File Errors on OpenSuse Release 4.0.4

magicalyak · October 20, 2020, 7:57pm

This started with 4.0.4 I think but I’m getting a lot of share issues on the UI and I haven’t debugged much. I thought it was quotas, so I turned them all off and rebooted. Things worked for a few hours then it came back.

##### Houston, we’ve had a problem.

Unknown internal error doing a GET to /api/shares?page=1&format=json&page_size=32000&count=&sortby=name

What logs can I share on this?

phillxnet · October 21, 2020, 11:39am

@magicalyak Hello again.
Re:

4.0.3 to 4.0.4 only changed how we authenticate to the Stable channel, see:

So I think this may be unrelated. Have you tried a reboot since the upgrade. It may be that you have part old and part new code running. Although an update by the suggested means (last fix workaround for Stable) or via Web-UI should avoid this happening. Let us know how you get on. And journalctl logs at time of the failed request may be informative. Do you have a lot of shares possibly, i.e > 9000 as we had a recent change to getting 32,0000 of ‘things’ rather than the prior 9,000 in 4.0.2-0:

And does it take say a minute and a half before this message appears by chance. So more info would be good on that front.
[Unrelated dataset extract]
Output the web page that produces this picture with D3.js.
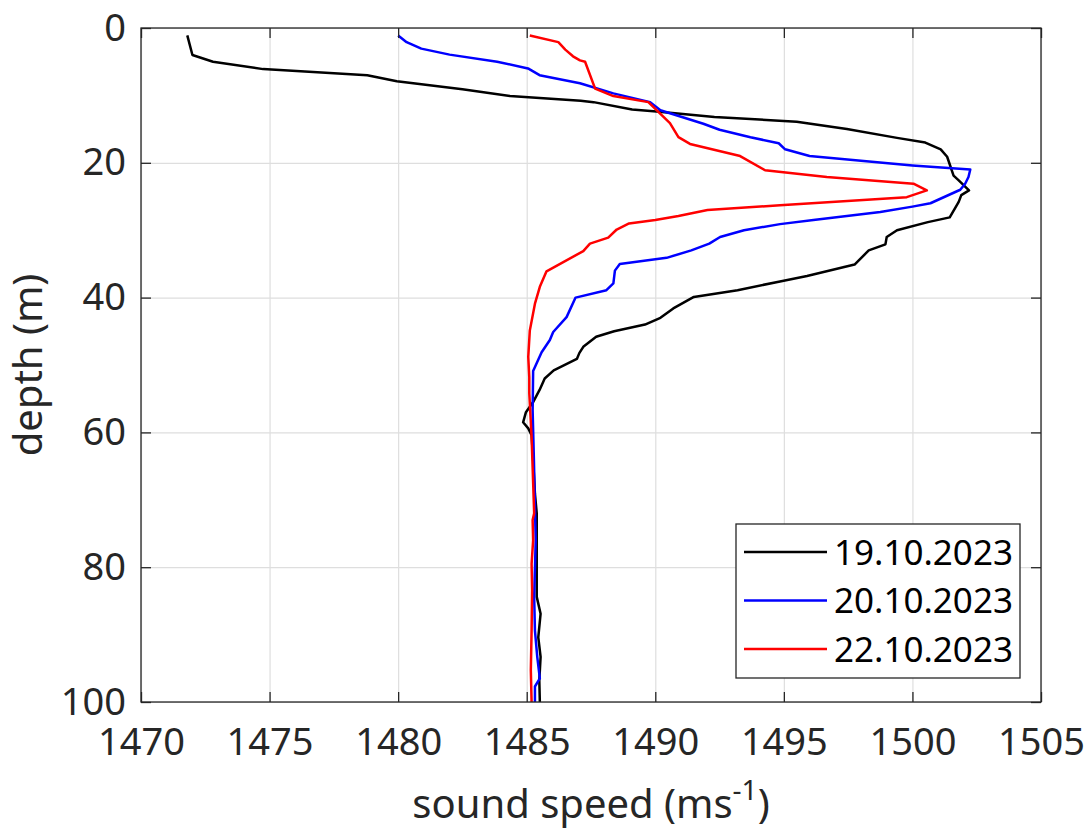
<!DOCTYPE html>
<html lang="en">
<head>
<meta charset="utf-8" />
<title>Sound speed profiles</title>
<script src="https://cdn.jsdelivr.net/npm/d3@7"></script>
<style>
  body { margin: 0; background: #fff; }
  svg text { font-family: "Noto Sans", sans-serif; }
</style>
</head>
<body>
<div id="chart"></div>
<script>

// ---- data ----
var dates = ["19.10.2023", "20.10.2023", "22.10.2023"];
var colors = ["#000000", "#0000ff", "#ff0000"];
var xTicks = [1470, 1475, 1480, 1485, 1490, 1495, 1500, 1505];
var yTicks = [0, 20, 40, 60, 80, 100];

// 19.10.2023
var depth1 = [1.1, 4.0, 5.0, 6.1, 7.0, 7.9, 9.1, 10.1, 10.8, 11.0, 12.1, 12.4, 13.2, 13.9, 15.0, 16.3, 17.0, 18.0, 19.1,
  21.9, 22.6, 24.1, 24.8, 25.8, 28.1, 28.8, 30.0, 31.0, 32.1, 33.0, 35.1, 36.8, 37.6, 38.9, 39.9, 41.6, 43.0, 44.0,
  45.0, 45.8, 47.3, 48.2, 49.1, 50.8, 52.0, 53.7, 55.5, 57.0, 58.5, 59.4, 60.4, 64.1, 69.1, 72.0, 76.0, 84.4, 86.9,
  90.4, 93.3, 96.8, 100];
var speed1 = [1471.8, 1472.0, 1472.8, 1474.75, 1478.8, 1479.95, 1482.5, 1484.35, 1487.1, 1487.6, 1489.1, 1490.05,
  1492.3, 1495.5, 1497.45, 1499.4, 1500.5, 1501.1, 1501.35, 1501.6, 1501.8, 1502.2, 1501.9, 1501.8, 1501.45, 1500.6,
  1499.4, 1499.0, 1498.95, 1498.3, 1497.75, 1495.9, 1494.85, 1493.2, 1491.5, 1490.7, 1490.2, 1489.6, 1488.4, 1487.7,
  1487.2, 1487.05, 1486.95, 1486.05, 1485.7, 1485.5, 1485.25, 1484.97, 1484.86, 1485.06, 1485.19, 1485.25, 1485.32,
  1485.39, 1485.39, 1485.39, 1485.54, 1485.45, 1485.54, 1485.49, 1485.51];

// 20.10.2023
var depth2 = [1.1, 2.1, 3.06, 3.95, 5.0, 6.0, 7.0, 8.2, 9.7, 11.0, 12.2, 14.2, 15.1, 16.2, 17.1, 18.0, 19.0, 20.4,
  21.0, 22.1, 23.1, 24.0, 26.0, 26.5, 27.3, 28.5, 29.1, 30.0, 31.0, 32.0, 33.0, 34.1, 35.0, 36.0, 37.9, 38.9, 40.0,
  42.9, 45.1, 46.3, 48.1, 50.9, 56.7, 64.1, 76.0, 84.4, 89.4, 93.3, 96.5, 97.7, 100];
var speed2 = [1480.0, 1480.33, 1480.9, 1482.0, 1483.85, 1485.05, 1485.5, 1487.07, 1488.37, 1489.8, 1490.2, 1491.87,
  1492.5, 1493.7, 1494.8, 1495.05, 1496.0, 1500.0, 1502.25, 1502.18, 1502.05, 1501.86, 1500.7, 1500.0, 1498.75,
  1496.15, 1494.85, 1493.45, 1492.52, 1492.1, 1491.4, 1490.44, 1488.62, 1488.43, 1488.37, 1488.1, 1486.9, 1486.55,
  1486.03, 1485.9, 1485.58, 1485.25, 1485.23, 1485.28, 1485.35, 1485.29, 1485.32, 1485.41, 1485.51, 1485.32, 1485.32];

// 22.10.2023
var depth3 = [1.1, 2.1, 3.2, 4.2, 4.8, 5.0, 9.0, 10.1, 11.0, 12.2, 14.1, 16.2, 17.2, 19.0, 21.1, 22.1, 23.1, 24.1,
  25.1, 26.3, 27.0, 27.9, 28.5, 29.0, 29.9, 31.1, 32.0, 33.1, 36.1, 38.4, 40.9, 44.9, 48.8, 51.8, 54.2, 60.7, 72.0,
  73.0, 76.0, 79.5, 83.4, 89.4, 95.3, 100];
var speed3 = [1485.12, 1486.23, 1486.5, 1486.8, 1487.07, 1487.27, 1487.66, 1488.37, 1489.73, 1490.05, 1490.57,
  1490.9, 1491.35, 1493.3, 1494.27, 1496.67, 1500.04, 1500.56, 1499.78, 1494.85, 1492.03, 1490.9, 1490.0, 1488.98,
  1488.5, 1488.17, 1487.46, 1487.2, 1485.77, 1485.51, 1485.32, 1485.12, 1485.06, 1485.1, 1485.1, 1485.19, 1485.29,
  1485.23, 1485.25, 1485.19, 1485.21, 1485.19, 1485.16, 1485.19];

var depths = [depth1, depth2, depth3];
var speeds = [speed1, speed2, speed3];

// ---- layout ----
var margin = {top: 28, right: 46, bottom: 128, left: 141},
    width = 1087 - margin.left - margin.right,
    height = 830 - margin.top - margin.bottom;

var axisColor = "#262626";

var svg = d3.select("#chart")
  .append("svg")
    .attr("width", 1087)
    .attr("height", 830)
  .append("g")
    .attr("transform", "translate(" + margin.left + "," + margin.top + ")");

var x = d3.scaleLinear().domain([1470, 1505]).range([0, width]);
var y = d3.scaleLinear().domain([0, 100]).range([0, height]);

// grid
svg.append("g")
  .attr("transform", "translate(0," + height + ")")
  .call(d3.axisBottom(x).tickValues(xTicks).tickSize(-height).tickFormat(""))
  .call(function(g) { g.select(".domain").remove(); })
  .selectAll("line").attr("stroke", "#dedede").attr("stroke-width", 1.2);
svg.append("g")
  .call(d3.axisLeft(y).tickValues(yTicks).tickSize(-width).tickFormat(""))
  .call(function(g) { g.select(".domain").remove(); })
  .selectAll("line").attr("stroke", "#dedede").attr("stroke-width", 1.2);

// profiles
var line = d3.line()
  .x(function(d) { return x(d[0]); })
  .y(function(d) { return y(d[1]); });

for (var i = 0; i < dates.length; i++) {
  svg.append("path")
    .datum(d3.zip(speeds[i], depths[i]))
    .attr("fill", "none")
    .attr("stroke", colors[i])
    .attr("stroke-width", 2.5)
    .attr("stroke-linejoin", "round")
    .attr("d", line);
}

// axes (ticks point inward, box on)
function styleAxis(g) {
  g.select(".domain").remove();
  g.selectAll("line").attr("stroke", axisColor).attr("stroke-width", 1.3);
  g.selectAll("text").attr("fill", axisColor);
}

svg.append("g")
  .attr("transform", "translate(0," + height + ")")
  .call(d3.axisBottom(x).tickValues(xTicks).tickFormat(d3.format("d"))
    .tickSizeInner(-10).tickSizeOuter(0).tickPadding(26))
  .attr("font-size", 38)
  .call(styleAxis);

svg.append("g")
  .call(d3.axisLeft(y).tickValues(yTicks).tickSizeInner(-10).tickSizeOuter(0).tickPadding(15))
  .attr("font-size", 38)
  .call(styleAxis);

svg.append("g")
  .call(d3.axisTop(x).tickValues(xTicks).tickSizeInner(-10).tickSizeOuter(0).tickFormat(""))
  .call(styleAxis);

svg.append("g")
  .attr("transform", "translate(" + width + ",0)")
  .call(d3.axisRight(y).tickValues(yTicks).tickSizeInner(-10).tickSizeOuter(0).tickFormat(""))
  .call(styleAxis);

svg.append("rect")
  .attr("width", width)
  .attr("height", height)
  .attr("fill", "none")
  .attr("stroke", axisColor)
  .attr("stroke-width", 1.3);

// axis labels
var xl = svg.append("text")
  .attr("x", width / 2)
  .attr("y", 790)
  .attr("text-anchor", "middle")
  .attr("font-size", 40)
  .attr("fill", axisColor);
xl.append("tspan").text("sound speed (ms");
xl.append("tspan").attr("font-size", 28).attr("dy", -18).text("-1");
xl.append("tspan").attr("dy", 18).text(")");

svg.append("text")
  .attr("transform", "translate(" + (42 - margin.left) + "," + (height / 2) + ") rotate(-90)")
  .attr("text-anchor", "middle")
  .attr("font-size", 40)
  .attr("fill", axisColor)
  .text("depth (m)");

// legend
var legend = svg.append("g")
  .attr("transform", "translate(" + (736 - margin.left) + "," + (524 - margin.top) + ")");

legend.append("rect")
  .attr("width", 284)
  .attr("height", 154)
  .attr("fill", "#fff")
  .attr("stroke", axisColor)
  .attr("stroke-width", 1.3);

dates.forEach(function(d, i) {
  var row = legend.append("g").attr("transform", "translate(0," + (28 + i * 48.5) + ")");
  row.append("line")
    .attr("x1", 8).attr("x2", 91)
    .attr("stroke", colors[i])
    .attr("stroke-width", 2.5);
  row.append("text")
    .attr("x", 98)
    .attr("dy", "0.36em")
    .attr("font-size", 35)
    .attr("fill", "#000")
    .text(d);
});

</script>
</body>
</html>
Thanks for the report thought. But we haven’t had any similar reports, at least not just yet. Fingers crossed .

And incidentally, as you don’t say which version you upgraded from, our even earlier release candidate was 4.0.1-0 which only changed the syntactic formating of the python code:

Also I’ve assumed here you are running an install from the DIY installer, or a hand configured Leap 15.2 as per the dev notes. We are no longer CentOS compatible with regard to sub-volume parsing.

Hope that helps.

magicalyak · October 21, 2020, 12:32pm

DIY installer
4.0.4

55 shares

definitely rebooted a few times
I think something is timing out
I have killed off docker processes and it seems to alleviate the condition. It’s odd because i don’t recall this happening before. I may need to play with nice/renice to figure out what is contending (Suse is a bit new to me while Centos wasn’t). I think this error may just be me but it does seem docker can break the rockstor side with contention.

Flox · October 21, 2020, 1:03pm

I was going to ask you about that… The few times we’ve seen this “Unknown internal error” was related to something else bogging the system doing, leading to timeout on some Rockstor operations.
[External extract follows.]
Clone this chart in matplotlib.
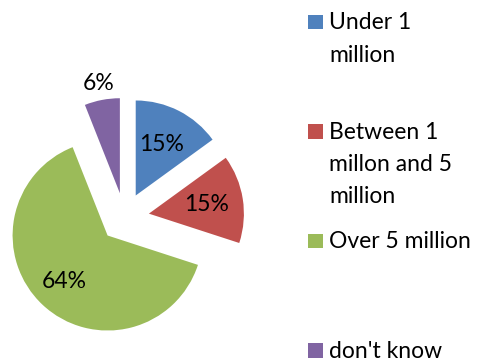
import matplotlib
matplotlib.use("Agg")
import matplotlib.pyplot as plt
import numpy as np
from matplotlib.patches import Rectangle

# Survey answers and their shares (percent)
categories = ["Under 1\nmillion", "Between 1\nmillon and 5\nmillion", "Over 5 million", "don't know"]
shares = [15, 15, 64, 6]
colors = ["#4F81BD", "#C0504D", "#9BBB59", "#8064A2"]

FONT = "Lato"
FS = 16.5

W, H = 481, 360
fig = plt.figure(figsize=(W / 100, H / 100), dpi=100)
fig.patch.set_facecolor("white")

# Pie geometry in pixels (origin top-left)
R = 95.0
cx, cy = 124.5, 217.5
ax = fig.add_axes([0, 0, 1, 1])

wedges, texts, autotexts = ax.pie(
    shares,
    colors=colors,
    explode=[0.26] * len(shares),
    startangle=90,
    counterclock=False,
    autopct="%d%%",
    pctdistance=0.6,
    textprops=dict(fontsize=FS, family=FONT, color="black"),
    wedgeprops=dict(linewidth=0),
)
ax.set_xlim(-cx / R, (W - cx) / R)
ax.set_ylim(-(H - cy) / R, cy / R)
ax.axis("off")

# Radial placement of each percentage label (relative to wedge radius)
label_dist = [0.6, 0.61, 0.66, 1.18]
for w, t, d in zip(wedges, autotexts, label_dist):
    mid = np.deg2rad((w.theta1 + w.theta2) / 2)
    x0, y0 = w.center
    t.set_position((x0 + d * np.cos(mid), y0 + d * np.sin(mid)))
    t.set_ha("center")
    t.set_va("center")

# Legend on the right: colour square plus wrapped label lines
first_base = 29.3
entry_step = 109.4
line_step = 32.3
sq = 14.5
for i, (lab, col) in enumerate(zip(categories, colors)):
    base = first_base + i * entry_step
    fig.add_artist(Rectangle((308.3 / W, 1 - base / H), sq / W, sq / H,
                             transform=fig.transFigure, facecolor=col,
                             edgecolor="none"))
    for j, line in enumerate(lab.split("\n")):
        fig.text(329.3 / W, 1 - (base + j * line_step) / H, line,
                 fontsize=FS, family=FONT, color="black",
                 ha="left", va="baseline")

fig.savefig("out.png", dpi=100, facecolor="white")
Your mention of docker might be on point here and I wonder if you are in a similar situation as previously reported below:

As a result, you could try having a look at how many subvolumes you have:

btrfs subvolume list /mnt2/<you-pool-name-here>/ | wc -l

The Btrfs usage report is also always a good thing to check, even if it’s unlikely to reveal something wrong in your case:

btrfs fi usage /mnt2/<your-pool-name-here>

Hope this helps,

magicalyak · October 21, 2020, 5:23pm

hijacking a bit but is there a way to add a manual btrfs or a workaround?

I have FusionIO cards and rockstor says they can’t be used because it thinks they are not real serials (I see UUIDs though). Not sure if there is a way to manually enter this to use rockstor storageadmin but I can also one-off and make the BTRFS stuff manually.

Is there a way to do this so I don’t break what’s there?